また、大きな看板を作成したり、登場人物のコスプレをしたりと、企画側がネタを用意すればさらに盛り上がるのでは、と山口さんは考えた。上映期間中は、ファンからのグッズを自由に置いたり装飾を施したりすることも受け付け、手作り感満載のイベントを作り上げた。

年越し上映の際には、塚口サンサン劇場からの逆注目も。サンサン劇場でのイベントで展示された手作りの戦車やグッズを洲本オリオンに送る、という援護射撃が行われるまでなり、その模様はTwitterでも広く拡散された。「商売気を度外視したお金のかけ方はできないが、手間はかける。そしてシネコンがやらないことをやる」と心構えを山口さんは語る。

オリオンガルパン

「洲本オリオンは休館していたがデジタル上映や3D上映の設備はあるので、いろんな企画ができる。施設の環境が整っており、休ませておくわけにはいかない」と話す山口さん。『ガルパン』一挙上映を行ったことで「自分の好きなものが淡路島で生まれる可能性があると感じた。誰かが自分と同じ気持ちを感じてくれているとうれしい」とお客さんへの思いを語る。

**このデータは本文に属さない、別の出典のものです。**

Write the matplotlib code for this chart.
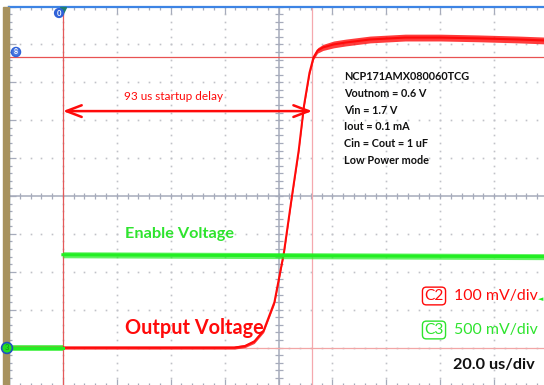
import numpy as np
import matplotlib
matplotlib.use("Agg")
import matplotlib.pyplot as plt
from matplotlib.patches import Rectangle

plt.rcParams["font.family"] = ["Lato", "DejaVu Sans"]

# --- trace data (time in us, voltage in mV) ---
OUT_T = [-20, 63.5, 67.5, 71, 74.5, 78.5, 82, 85, 87.5, 89.5, 91.5, 93, 94.5,
         96.5, 100.5, 105, 114, 127, 140, 154, 169, 180]
OUT_MV = [0, 0, 4, 16, 45, 120, 250, 400, 520, 640, 725, 766, 784,
          792, 800, 805, 813, 818, 818, 816, 813, 810]
OUT_NOISE_MV = [4, 4, 4, 5, 5, 5, 5, 5, 5, 5, 6, 6, 7,
                8, 9, 9, 9, 9, 9, 9, 9, 9]

EN_LOW_T = [-20, 0]
EN_LOW_MV = [0, 0]
EN_HIGH_T = [0, 180]
EN_HIGH_MV = [1225, 1200]
EN_NOISE_MV = 40

# scope settings
TIME_PER_DIV = 20       # us
C2_MV_PER_DIV = 100
C3_MV_PER_DIV = 500
C2_OFFSET_DIV = -4
C3_OFFSET_DIV = -4
T_START = -20
N_DIV_X = 10
N_DIV_Y = 10

CURSOR_T = [0, 92.5]
CURSOR_MV = [767, 0]
DELAY_LABEL = "93 us startup delay"

INFO_LINES = ["NCP171AMX080060TCG", "Voutnom = 0.6 V", "Vin = 1.7 V",
              "Iout = 0.1 mA", "Cin = Cout = 1 uF", "Low Power mode"]

RED = "#ff0a0a"
GREEN = "#22ee22"
GREEN_TXT = "#2ee42e"
GRID = "#c0c2c8"
AXIS = "#a6abbb"
BLUE = "#3d84e4"

W, H = 544, 385


def px(x, y):
    return x / W, 1 - y / H


def c2(mv):
    return np.asarray(mv, dtype=float) / C2_MV_PER_DIV + C2_OFFSET_DIV


def c3(mv):
    return np.asarray(mv, dtype=float) / C3_MV_PER_DIV + C3_OFFSET_DIV


fig = plt.figure(figsize=(W / 100, H / 100), dpi=100)
fig.patches.append(Rectangle((3 / W, 0), 5.5 / W, 1 - 6.5 / H,
                             transform=fig.transFigure, color="#a8925e", zorder=0))

l, b = px(9, 385.5)
r, t = px(548, 6.5)
ax = fig.add_axes([l, b, r - l, t - b])
t_end = T_START + N_DIV_X * TIME_PER_DIV
ax.set_xlim(T_START, t_end)
ax.set_ylim(-N_DIV_Y / 2, N_DIV_Y / 2)

# graticule
xmaj = np.arange(T_START, t_end + 1e-6, TIME_PER_DIV)
xmin = np.arange(T_START, t_end + 1e-6, TIME_PER_DIV / 5)
ymaj = np.arange(-N_DIV_Y / 2, N_DIV_Y / 2 + 1e-6, 1)
ymin = np.arange(-N_DIV_Y / 2, N_DIV_Y / 2 + 1e-6, 0.2)
xc = T_START + N_DIV_X / 2 * TIME_PER_DIV
for xv in xmaj[1:-1]:
    if abs(xv - xc) < 1e-6:
        continue
    ax.plot(np.full_like(ymin, xv), ymin, ls="none", marker="s", ms=1.2,
            mec="none", mfc=GRID, zorder=1)
for yv in ymaj[1:-1]:
    if abs(yv) < 1e-6:
        continue
    ax.plot(xmin, np.full_like(xmin, yv), ls="none", marker="s", ms=1.2,
            mec="none", mfc=GRID, zorder=1)
ax.axvline(xc, color=AXIS, lw=1.1, zorder=1)
ax.axhline(0, color=AXIS, lw=1.1, zorder=1)
ax.plot(xmin, np.zeros_like(xmin), ls="none", marker="|", ms=5, mew=0.9,
        color=AXIS, zorder=1)
ax.plot(np.full_like(ymin, xc), ymin, ls="none", marker="_", ms=6, mew=0.9,
        color=AXIS, zorder=1)

ax.set_xticks(xmaj)
ax.set_xticks(xmin, minor=True)
ax.set_yticks(ymaj)
ax.set_yticks(ymin, minor=True)
ax.tick_params(which="both", direction="in", top=True, bottom=True, left=True,
               right=False, labelbottom=False, labelleft=False, color=AXIS,
               width=0.9)
ax.tick_params(which="major", length=5)
ax.tick_params(which="minor", length=2.4)
for side in ("top", "left"):
    ax.spines[side].set_color(BLUE)
    ax.spines[side].set_linewidth(1.6)
ax.spines["bottom"].set_color("#c8ccd8")
ax.spines["right"].set_visible(False)

# cursors
ax.axvline(CURSOR_T[0], color="#e45a5a", lw=0.9, zorder=2)
ax.axvline(CURSOR_T[1], color="#f5a8ae", lw=0.9, zorder=2)
ax.axhline(c2(CURSOR_MV[0]), color="#e85252", lw=0.9, zorder=2)
ax.axhline(c2(CURSOR_MV[1]), color="#f2a6a6", lw=0.9, zorder=2)

# traces
ot = np.array(OUT_T, float)
om = np.array(OUT_MV, float)
on = np.array(OUT_NOISE_MV, float)
ax.fill_between(ot, c2(om - on), c2(om + on), color=RED, alpha=0.8, lw=0, zorder=3)
ax.plot(ot, c2(om), color=RED, lw=1.5, zorder=4)

for tt, mm in ((EN_LOW_T, EN_LOW_MV), (EN_HIGH_T, EN_HIGH_MV)):
    mm = np.array(mm, float)
    ax.fill_between(tt, c3(mm - EN_NOISE_MV), c3(mm + EN_NOISE_MV), color=GREEN,
                    alpha=0.7, lw=0, zorder=5)
    ax.plot(tt, c3(mm), color=GREEN, lw=2.2, zorder=6)

# startup-delay arrow
ya = 2.24
ax.annotate("", xy=(CURSOR_T[1], ya), xytext=(CURSOR_T[0], ya),
            arrowprops=dict(arrowstyle="<->,head_length=1.1,head_width=0.42",
                            color=RED, lw=1.8, mutation_scale=10,
                            shrinkA=0, shrinkB=0), zorder=7)
fig.text(*px(174, 96), DELAY_LABEL, color=RED, fontsize=8.5,
         ha="center", va="center")

# markers on the screen
ax.plot([CURSOR_T[0]], [N_DIV_Y / 2 - 0.1], marker="v", ms=5, color="#1f7f6f",
        clip_on=False, zorder=8)
fig.text(*px(59, 13), "0", color="white", fontsize=5.5, fontweight="bold",
         ha="center", va="center",
         bbox=dict(boxstyle="circle,pad=0.12", fc="#2f62d8", ec="#2f62d8"))
fig.text(*px(16, 52), "8", color="white", fontsize=5, fontweight="bold",
         ha="center", va="center",
         bbox=dict(boxstyle="circle,pad=0.15", fc="#4a78e0", ec="#2f62d8"))
fig.text(*px(7, 348), "3", color="#1a8a1a", fontsize=5.5, ha="center",
         va="center", zorder=10,
         bbox=dict(boxstyle="circle,pad=0.25", fc="#22e022", ec="#2050c0", lw=1.2))
fig.text(*px(541, 299), "\u25c4", color=GREEN, fontsize=5, ha="center", va="center")

# info block
for i, line in enumerate(INFO_LINES):
    fig.text(*px(344, 77 + i * 16.6), line, color="#111111", fontsize=7.8,
             fontweight="bold", ha="left", va="center")

fig.text(*px(125, 234), "Enable Voltage", color=GREEN_TXT, fontsize=11.7,
         fontweight="bold", ha="left", va="center")
fig.text(*px(125, 328), "Output Voltage", color=RED, fontsize=14.3,
         fontweight="bold", ha="left", va="center")

fig.text(*px(434, 296), "C2", color=RED, fontsize=11.2, ha="center", va="center",
         bbox=dict(boxstyle="round,pad=0.12,rounding_size=0.25", fc="white",
                   ec=RED, lw=1))
fig.text(*px(454, 296), "100 mV/div", color=RED, fontsize=11.4, ha="left",
         va="center")
fig.text(*px(434, 330), "C3", color=GREEN_TXT, fontsize=11.2, ha="center",
         va="center",
         bbox=dict(boxstyle="round,pad=0.12,rounding_size=0.25", fc="white",
                   ec=GREEN_TXT, lw=1))
fig.text(*px(454, 330), "500 mV/div", color=GREEN_TXT, fontsize=11.4, ha="left",
         va="center")
fig.text(*px(453, 365), "20.0 us/div", color="#111111", fontsize=11.7,
         fontweight="bold", ha="left", va="center")

fig.savefig("out.png", dpi=100)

なお昨年末の上映会開催準備時、洲本オリオンの野口さんはこれまでの「島の映画やさん」の取り組みと集客実績を考慮しながら、兵庫県興行協会に対して「休館の取り下げ」を申し出た。「今後は、常時上映ではないが、洲本オリオンによる定期的な上映会を開催し続け、映画館の営業を頑張っていきます」と野口さんは話す。島の映画やさんの山口さんも歓迎し、「洲本オリオンの建物を壊さず、休館中も施設を維持されてきた野口さんの努力の賜物。もし『島の映画やさん』としての活動が洲本オリオン再開のきっかけに少しでも寄与しているとしたら嬉しい」と喜びを表した。今後も、映画館の灯火を絶やさぬよう、洲本オリオンは継続して上映会を開催していくという。